| What to work on |
How many lines in the listing below include the word "that"? Answer with the number and nothing else.

_ _ _ _ _ _ _

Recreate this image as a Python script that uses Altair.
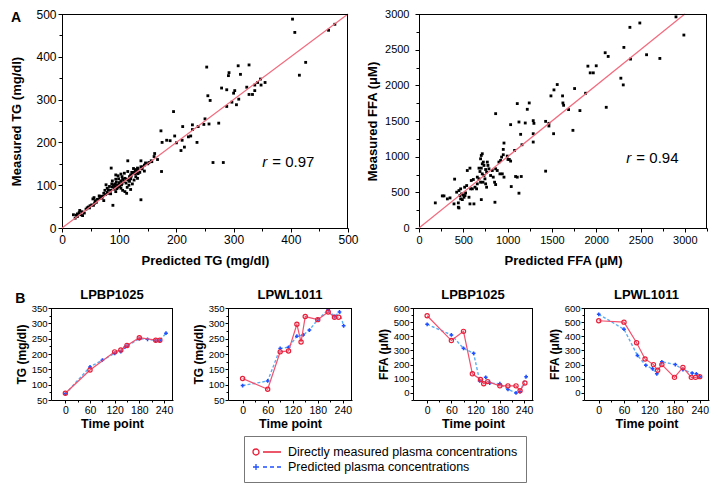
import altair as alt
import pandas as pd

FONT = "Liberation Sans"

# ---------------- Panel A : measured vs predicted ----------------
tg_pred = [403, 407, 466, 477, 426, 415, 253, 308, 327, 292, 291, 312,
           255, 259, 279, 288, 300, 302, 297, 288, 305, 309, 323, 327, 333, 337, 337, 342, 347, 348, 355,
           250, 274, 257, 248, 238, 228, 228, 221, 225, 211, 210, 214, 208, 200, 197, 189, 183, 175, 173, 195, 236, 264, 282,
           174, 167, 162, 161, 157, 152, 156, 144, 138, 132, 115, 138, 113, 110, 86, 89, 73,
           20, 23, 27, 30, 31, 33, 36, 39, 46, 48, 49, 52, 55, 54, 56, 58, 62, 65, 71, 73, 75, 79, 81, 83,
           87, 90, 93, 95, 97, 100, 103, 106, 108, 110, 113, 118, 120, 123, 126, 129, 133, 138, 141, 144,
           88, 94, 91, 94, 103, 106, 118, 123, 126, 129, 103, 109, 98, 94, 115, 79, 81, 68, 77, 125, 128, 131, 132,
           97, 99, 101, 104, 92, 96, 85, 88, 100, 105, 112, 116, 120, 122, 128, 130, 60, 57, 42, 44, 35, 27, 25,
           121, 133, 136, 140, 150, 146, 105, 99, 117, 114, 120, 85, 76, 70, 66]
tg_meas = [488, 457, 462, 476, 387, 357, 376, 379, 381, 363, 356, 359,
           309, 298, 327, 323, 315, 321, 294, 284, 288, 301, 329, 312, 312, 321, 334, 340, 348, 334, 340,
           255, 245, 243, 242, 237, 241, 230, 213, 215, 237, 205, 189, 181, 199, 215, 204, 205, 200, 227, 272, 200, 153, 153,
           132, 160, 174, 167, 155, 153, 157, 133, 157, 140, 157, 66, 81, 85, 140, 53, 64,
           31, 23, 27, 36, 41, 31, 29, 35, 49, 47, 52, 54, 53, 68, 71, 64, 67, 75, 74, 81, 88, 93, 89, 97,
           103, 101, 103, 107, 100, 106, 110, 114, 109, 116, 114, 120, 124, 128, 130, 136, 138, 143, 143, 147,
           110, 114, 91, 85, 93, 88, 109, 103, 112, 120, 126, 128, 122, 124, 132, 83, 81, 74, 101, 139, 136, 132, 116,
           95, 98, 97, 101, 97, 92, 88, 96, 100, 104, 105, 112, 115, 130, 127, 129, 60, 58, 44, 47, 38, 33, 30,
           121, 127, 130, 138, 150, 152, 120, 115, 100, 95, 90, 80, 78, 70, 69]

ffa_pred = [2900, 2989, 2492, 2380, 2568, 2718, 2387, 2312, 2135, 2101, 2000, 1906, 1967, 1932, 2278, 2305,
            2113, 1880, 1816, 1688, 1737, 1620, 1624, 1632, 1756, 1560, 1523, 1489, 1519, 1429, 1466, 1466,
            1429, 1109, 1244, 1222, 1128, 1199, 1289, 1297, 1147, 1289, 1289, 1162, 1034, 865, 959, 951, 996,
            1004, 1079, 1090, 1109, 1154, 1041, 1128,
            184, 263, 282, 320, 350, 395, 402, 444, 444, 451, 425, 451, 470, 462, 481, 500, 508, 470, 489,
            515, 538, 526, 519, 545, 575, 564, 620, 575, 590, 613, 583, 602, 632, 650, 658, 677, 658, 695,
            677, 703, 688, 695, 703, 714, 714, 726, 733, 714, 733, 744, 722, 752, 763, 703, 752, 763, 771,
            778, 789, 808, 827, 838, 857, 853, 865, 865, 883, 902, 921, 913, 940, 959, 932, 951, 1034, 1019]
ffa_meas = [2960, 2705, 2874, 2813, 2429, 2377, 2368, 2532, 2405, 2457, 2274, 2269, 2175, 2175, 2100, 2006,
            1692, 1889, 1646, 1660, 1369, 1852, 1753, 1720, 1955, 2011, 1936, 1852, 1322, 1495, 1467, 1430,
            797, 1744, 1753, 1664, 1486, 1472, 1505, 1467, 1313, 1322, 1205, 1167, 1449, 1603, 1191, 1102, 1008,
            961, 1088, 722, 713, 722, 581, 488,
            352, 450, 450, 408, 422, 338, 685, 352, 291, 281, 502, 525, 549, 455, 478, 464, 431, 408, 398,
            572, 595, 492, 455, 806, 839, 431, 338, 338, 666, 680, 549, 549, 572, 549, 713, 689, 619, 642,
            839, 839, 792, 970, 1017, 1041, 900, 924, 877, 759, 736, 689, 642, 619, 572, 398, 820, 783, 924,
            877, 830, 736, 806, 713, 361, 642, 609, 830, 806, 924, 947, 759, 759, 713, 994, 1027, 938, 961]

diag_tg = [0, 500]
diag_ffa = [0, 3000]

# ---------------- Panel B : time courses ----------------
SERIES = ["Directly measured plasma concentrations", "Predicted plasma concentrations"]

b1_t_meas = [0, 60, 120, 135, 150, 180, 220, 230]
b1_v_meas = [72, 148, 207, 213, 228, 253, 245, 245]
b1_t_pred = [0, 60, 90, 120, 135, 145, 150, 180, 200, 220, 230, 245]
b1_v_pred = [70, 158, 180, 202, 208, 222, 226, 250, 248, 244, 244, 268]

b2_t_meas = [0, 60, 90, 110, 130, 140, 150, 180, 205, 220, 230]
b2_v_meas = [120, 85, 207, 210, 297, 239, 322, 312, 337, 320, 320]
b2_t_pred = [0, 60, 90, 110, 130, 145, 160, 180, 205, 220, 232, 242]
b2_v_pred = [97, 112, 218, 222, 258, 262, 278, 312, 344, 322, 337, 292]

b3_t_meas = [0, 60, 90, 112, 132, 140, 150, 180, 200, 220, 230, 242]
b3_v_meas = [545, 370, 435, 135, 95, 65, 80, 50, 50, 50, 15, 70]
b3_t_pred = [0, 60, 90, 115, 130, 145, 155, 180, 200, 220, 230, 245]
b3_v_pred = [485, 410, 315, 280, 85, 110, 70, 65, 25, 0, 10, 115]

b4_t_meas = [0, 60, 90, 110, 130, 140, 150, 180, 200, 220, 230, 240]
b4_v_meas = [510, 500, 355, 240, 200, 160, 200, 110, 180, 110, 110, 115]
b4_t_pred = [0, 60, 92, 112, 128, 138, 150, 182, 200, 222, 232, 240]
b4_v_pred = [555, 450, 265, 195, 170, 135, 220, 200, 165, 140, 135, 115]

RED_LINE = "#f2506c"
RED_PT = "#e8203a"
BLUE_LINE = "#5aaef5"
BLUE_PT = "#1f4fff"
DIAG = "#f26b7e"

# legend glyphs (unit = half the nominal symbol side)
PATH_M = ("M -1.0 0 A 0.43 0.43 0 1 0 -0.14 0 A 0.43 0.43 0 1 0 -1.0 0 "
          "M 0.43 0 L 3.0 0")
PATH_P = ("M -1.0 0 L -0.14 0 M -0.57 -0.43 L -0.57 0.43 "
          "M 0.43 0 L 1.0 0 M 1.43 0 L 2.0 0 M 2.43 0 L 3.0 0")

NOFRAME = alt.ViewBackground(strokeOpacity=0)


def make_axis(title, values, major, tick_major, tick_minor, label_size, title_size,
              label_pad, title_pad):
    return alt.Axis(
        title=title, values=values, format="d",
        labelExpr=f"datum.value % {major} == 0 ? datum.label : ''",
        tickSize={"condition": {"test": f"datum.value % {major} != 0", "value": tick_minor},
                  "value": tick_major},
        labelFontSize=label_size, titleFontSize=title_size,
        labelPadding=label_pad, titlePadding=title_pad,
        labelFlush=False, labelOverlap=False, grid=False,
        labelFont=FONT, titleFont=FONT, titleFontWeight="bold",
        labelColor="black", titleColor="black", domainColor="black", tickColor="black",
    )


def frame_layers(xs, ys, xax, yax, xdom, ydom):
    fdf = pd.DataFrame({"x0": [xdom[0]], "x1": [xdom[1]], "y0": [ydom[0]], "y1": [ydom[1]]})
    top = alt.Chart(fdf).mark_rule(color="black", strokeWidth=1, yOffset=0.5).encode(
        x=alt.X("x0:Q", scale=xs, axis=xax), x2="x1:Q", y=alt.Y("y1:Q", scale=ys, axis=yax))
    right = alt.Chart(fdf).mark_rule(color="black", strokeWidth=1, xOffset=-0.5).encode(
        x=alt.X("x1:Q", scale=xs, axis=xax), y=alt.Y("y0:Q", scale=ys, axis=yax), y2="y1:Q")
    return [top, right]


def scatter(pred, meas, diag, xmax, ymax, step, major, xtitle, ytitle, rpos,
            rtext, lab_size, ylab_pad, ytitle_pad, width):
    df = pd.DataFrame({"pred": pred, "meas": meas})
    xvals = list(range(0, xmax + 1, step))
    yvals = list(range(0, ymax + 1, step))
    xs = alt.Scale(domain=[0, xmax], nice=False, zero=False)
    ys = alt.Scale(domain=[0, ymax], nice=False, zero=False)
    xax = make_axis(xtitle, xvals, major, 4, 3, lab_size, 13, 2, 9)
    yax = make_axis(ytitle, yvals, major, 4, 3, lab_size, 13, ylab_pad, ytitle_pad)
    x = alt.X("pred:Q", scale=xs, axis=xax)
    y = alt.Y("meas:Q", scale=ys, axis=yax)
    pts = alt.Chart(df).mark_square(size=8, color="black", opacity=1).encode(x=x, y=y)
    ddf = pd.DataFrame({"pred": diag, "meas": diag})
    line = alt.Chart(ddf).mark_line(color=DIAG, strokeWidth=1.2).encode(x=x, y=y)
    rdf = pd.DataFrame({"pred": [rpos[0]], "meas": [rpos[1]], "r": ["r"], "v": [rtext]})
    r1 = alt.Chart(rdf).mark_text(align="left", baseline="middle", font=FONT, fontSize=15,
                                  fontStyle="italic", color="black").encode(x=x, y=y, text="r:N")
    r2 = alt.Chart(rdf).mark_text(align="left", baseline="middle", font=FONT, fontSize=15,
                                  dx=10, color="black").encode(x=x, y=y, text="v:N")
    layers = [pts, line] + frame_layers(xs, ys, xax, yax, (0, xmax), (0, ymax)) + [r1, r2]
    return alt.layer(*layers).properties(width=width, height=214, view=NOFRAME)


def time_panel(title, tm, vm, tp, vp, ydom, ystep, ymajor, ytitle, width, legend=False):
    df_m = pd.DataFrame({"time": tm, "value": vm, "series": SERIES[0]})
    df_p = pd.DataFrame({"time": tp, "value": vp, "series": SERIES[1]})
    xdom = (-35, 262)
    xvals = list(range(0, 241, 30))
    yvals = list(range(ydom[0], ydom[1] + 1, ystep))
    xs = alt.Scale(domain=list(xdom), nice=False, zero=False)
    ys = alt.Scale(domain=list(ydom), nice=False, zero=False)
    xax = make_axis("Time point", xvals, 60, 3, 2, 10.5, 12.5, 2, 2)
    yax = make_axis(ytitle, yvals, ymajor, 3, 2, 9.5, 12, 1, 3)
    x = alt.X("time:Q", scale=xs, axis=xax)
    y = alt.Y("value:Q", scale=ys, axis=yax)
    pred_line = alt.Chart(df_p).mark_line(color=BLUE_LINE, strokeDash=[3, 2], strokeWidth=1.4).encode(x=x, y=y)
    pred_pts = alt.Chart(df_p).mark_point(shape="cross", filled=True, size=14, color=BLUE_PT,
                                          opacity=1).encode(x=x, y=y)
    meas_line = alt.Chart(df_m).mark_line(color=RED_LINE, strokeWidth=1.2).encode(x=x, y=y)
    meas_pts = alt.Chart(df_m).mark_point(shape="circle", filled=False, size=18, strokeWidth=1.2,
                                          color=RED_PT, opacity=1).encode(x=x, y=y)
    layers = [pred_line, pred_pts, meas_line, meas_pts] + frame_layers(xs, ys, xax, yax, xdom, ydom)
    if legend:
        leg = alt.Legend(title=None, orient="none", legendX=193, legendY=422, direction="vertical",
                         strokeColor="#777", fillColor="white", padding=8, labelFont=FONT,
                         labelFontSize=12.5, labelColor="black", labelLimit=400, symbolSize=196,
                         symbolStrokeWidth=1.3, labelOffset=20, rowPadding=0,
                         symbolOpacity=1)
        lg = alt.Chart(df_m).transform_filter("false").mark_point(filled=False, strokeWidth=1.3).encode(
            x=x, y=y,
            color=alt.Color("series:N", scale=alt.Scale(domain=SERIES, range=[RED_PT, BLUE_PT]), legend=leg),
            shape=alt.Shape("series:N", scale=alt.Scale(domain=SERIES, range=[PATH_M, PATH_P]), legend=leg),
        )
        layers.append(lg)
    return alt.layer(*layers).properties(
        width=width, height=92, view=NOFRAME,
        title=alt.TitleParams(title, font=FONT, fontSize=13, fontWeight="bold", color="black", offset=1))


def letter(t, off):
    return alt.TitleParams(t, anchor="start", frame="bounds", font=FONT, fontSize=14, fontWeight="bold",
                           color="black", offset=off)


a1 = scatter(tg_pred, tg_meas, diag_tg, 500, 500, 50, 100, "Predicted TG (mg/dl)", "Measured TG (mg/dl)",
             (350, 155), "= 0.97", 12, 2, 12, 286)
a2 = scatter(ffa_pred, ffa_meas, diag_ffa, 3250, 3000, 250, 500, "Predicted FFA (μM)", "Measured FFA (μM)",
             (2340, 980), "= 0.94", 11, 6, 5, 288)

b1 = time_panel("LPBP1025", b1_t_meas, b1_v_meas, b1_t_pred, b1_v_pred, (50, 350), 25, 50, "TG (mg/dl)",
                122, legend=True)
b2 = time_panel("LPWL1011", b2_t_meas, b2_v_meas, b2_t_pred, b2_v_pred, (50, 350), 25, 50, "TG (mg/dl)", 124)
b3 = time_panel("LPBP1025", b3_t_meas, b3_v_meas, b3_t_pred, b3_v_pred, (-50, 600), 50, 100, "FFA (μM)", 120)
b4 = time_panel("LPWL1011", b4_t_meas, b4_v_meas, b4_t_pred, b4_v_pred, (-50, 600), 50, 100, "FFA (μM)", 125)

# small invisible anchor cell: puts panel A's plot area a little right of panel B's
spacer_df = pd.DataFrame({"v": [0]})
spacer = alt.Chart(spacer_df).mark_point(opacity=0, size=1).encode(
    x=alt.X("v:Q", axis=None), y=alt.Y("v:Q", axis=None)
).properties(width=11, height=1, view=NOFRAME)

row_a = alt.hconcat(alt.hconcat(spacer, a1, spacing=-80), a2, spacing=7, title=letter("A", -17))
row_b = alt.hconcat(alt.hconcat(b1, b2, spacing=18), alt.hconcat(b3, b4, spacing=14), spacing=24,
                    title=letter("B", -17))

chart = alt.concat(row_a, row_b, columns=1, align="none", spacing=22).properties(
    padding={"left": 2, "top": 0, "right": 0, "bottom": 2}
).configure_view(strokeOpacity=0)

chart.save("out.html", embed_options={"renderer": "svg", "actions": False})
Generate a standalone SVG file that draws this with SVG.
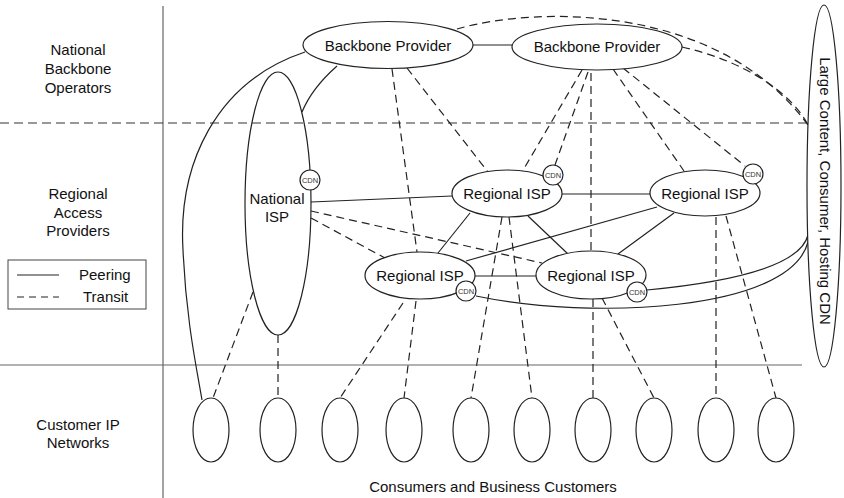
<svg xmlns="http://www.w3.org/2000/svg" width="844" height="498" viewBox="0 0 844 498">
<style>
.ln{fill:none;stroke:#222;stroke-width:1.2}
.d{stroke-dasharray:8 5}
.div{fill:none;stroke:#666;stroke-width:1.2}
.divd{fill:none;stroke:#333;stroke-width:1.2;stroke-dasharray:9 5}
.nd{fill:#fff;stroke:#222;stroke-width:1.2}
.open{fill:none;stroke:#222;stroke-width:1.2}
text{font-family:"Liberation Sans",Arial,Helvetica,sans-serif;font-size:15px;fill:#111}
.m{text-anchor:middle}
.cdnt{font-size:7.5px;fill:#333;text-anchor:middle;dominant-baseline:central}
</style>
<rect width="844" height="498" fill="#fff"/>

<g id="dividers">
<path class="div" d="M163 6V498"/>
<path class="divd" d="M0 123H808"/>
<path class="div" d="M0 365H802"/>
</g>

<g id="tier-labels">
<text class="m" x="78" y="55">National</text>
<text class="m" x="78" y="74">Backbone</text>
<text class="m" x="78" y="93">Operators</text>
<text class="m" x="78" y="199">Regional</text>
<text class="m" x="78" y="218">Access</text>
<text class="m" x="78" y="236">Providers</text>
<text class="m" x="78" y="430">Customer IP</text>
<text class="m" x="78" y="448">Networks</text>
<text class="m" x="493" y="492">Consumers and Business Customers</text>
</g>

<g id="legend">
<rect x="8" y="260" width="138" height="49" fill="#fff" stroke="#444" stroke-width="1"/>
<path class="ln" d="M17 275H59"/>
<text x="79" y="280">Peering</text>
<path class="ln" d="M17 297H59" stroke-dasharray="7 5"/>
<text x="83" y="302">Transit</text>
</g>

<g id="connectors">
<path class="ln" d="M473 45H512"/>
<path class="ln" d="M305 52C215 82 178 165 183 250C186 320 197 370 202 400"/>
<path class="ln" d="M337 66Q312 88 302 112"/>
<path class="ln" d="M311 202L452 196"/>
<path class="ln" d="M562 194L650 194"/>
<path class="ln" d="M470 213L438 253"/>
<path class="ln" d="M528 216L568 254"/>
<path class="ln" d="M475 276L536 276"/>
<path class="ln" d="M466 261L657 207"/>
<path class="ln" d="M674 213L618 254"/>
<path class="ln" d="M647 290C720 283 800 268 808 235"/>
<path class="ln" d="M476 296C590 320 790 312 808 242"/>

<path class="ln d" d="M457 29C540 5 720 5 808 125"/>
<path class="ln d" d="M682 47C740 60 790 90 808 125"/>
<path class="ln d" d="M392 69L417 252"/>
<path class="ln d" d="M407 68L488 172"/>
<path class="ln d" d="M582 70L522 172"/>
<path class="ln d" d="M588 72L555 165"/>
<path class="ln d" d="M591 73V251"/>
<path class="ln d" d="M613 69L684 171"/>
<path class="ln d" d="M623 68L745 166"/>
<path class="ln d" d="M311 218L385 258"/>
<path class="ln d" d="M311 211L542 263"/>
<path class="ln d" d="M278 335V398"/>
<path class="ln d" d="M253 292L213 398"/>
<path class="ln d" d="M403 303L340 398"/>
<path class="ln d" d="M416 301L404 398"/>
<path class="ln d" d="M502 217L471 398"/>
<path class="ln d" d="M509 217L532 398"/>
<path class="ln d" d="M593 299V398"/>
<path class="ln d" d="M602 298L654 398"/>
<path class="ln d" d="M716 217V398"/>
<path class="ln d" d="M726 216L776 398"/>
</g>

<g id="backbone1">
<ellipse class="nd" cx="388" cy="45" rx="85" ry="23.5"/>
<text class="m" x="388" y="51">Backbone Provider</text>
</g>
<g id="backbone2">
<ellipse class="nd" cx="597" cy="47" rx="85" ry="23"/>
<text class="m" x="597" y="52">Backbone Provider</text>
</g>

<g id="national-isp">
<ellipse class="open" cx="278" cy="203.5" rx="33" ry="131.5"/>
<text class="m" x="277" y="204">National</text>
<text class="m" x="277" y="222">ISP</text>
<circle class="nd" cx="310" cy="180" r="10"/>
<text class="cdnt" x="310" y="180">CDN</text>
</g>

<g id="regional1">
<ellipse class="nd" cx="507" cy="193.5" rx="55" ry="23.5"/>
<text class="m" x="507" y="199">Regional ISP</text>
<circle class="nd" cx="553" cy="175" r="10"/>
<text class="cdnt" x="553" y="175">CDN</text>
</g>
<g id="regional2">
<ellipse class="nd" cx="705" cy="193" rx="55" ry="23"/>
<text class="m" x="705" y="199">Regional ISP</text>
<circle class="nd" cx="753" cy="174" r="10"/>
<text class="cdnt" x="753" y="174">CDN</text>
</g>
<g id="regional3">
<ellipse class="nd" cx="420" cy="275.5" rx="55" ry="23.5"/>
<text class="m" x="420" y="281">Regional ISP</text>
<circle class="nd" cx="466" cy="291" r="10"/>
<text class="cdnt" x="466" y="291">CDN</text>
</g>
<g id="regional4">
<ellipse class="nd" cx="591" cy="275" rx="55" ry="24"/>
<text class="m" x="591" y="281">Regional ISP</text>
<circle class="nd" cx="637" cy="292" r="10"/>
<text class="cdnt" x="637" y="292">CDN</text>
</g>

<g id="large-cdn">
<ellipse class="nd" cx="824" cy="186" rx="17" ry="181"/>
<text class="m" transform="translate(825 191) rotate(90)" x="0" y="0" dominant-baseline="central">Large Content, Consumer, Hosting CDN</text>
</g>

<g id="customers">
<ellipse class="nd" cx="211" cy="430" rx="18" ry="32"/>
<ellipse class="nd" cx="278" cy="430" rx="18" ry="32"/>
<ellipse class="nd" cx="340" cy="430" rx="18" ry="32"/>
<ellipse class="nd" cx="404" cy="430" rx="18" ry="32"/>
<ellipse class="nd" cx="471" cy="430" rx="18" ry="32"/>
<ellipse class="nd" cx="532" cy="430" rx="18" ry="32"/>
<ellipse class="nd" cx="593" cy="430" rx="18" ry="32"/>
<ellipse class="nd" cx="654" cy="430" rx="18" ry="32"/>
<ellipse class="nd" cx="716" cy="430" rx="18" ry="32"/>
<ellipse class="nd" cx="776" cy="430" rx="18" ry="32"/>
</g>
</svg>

_ _ _ _ _ _ _

| Exercise answer |
2